The tax consequences in Germany of a management participation plan are not clear. An employee holding an interest in their employer company may either be taxed on the basis of receiving income from their employment or from a capital asset. This results in different tax treatment.
Last year the Fiscal Court of Cologne considered a case where a manager held an interest in a shareholder of their employer and decided that the same principles apply. The decisive factor was whether the payments were caused by and granted under the employment relationship or a different legal relationship between the employee and employer.
The Court ruled that the profit on the sale of an indirect interest held by a manager in the shareholder of his employer should not be considered as employment income. A key factor was that the taxpayer acquired the interest in addition to other employees at a fair market price and bore an actual risk of loss. On the other hand, the Court did not consider it decisive that the participation had only been offered to managers or that the employee had been excluded from the plan upon termination of the employment relationship and was restricted in the sale of the shares.
Unfortunately the Court’s ruling does not eliminate the uncertainty as to the correct tax treatment in Germany of management participation plans.
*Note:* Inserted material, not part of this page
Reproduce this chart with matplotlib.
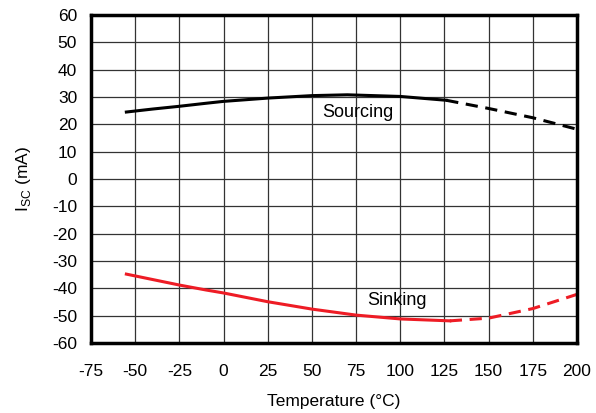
import numpy as np
import matplotlib.pyplot as plt

plt.rcParams['font.family'] = ['Liberation Sans', 'DejaVu Sans']
plt.rcParams['axes.unicode_minus'] = False

# sourcing current, solid part and dashed (extrapolated) part
src_t = [-55, -40, -25, -10, 0, 25, 50, 70, 100, 126]
src_i = [24.5, 25.6, 26.6, 27.7, 28.4, 29.6, 30.5, 30.8, 30.2, 28.8]
src_t_dash = [126, 150, 175, 200]
src_i_dash = [28.8, 25.8, 22.4, 18.2]

# sinking current
snk_t = [-55, -40, -25, -10, 0, 25, 50, 75, 100, 128]
snk_i = [-34.8, -36.8, -38.8, -40.6, -41.7, -44.9, -47.6, -49.8, -51.2, -51.9]
snk_t_dash = [128, 150, 175, 200]
snk_i_dash = [-51.9, -50.9, -47.4, -42.2]

fig = plt.figure(figsize=(5.96, 4.13), dpi=100)
ax = fig.add_axes([0.1527, 0.1695, 0.8155, 0.7942])

ax.plot(src_t, src_i, color='black', lw=2.2)
ax.plot(src_t_dash, src_i_dash, color='black', lw=2.2, ls=(0, (4, 2.5)))
ax.plot(snk_t, snk_i, color='#ee1c25', lw=2.2)
ax.plot(snk_t_dash, snk_i_dash, color='#ee1c25', lw=2.2, ls=(0, (4, 2.5)))

ax.text(76, 24.5, 'Sourcing', fontsize=13, ha='center', va='center')
ax.text(98, -44.3, 'Sinking', fontsize=13, ha='center', va='center')

ax.set_xlim(-75, 200)
ax.set_ylim(-60, 60)
ax.set_xticks(np.arange(-75, 201, 25))
ax.set_yticks(np.arange(-60, 61, 10))
ax.grid(True, color='#333333', lw=0.9)
ax.tick_params(length=0, labelsize=12.5)
ax.tick_params(axis='x', pad=15)
ax.tick_params(axis='y', pad=10)
for s in ax.spines.values():
    s.set_linewidth(2.5)

ax.set_xlabel('Temperature (°C)', fontsize=12.5, labelpad=11)
ax.set_ylabel('I$_{\\mathregular{SC}}$ (mA)', fontsize=12.5, labelpad=14)

fig.savefig('out.png', dpi=100)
Each case must be looked at carefully taking into account all aspects of the way in which an employee will acquire the shares, including whether there is a separate participation agreement, what price is paid for the shares, whether there is a risk of loss and how the shareholding is dealt with following termination of employment.
An appeal has been filed against the Court’s decision. It remains to be seen which criteria the Federal Fiscal Court will consider decisive in order to determine whether income from a management participation plan is to be treated as employment income or income from a capital asset.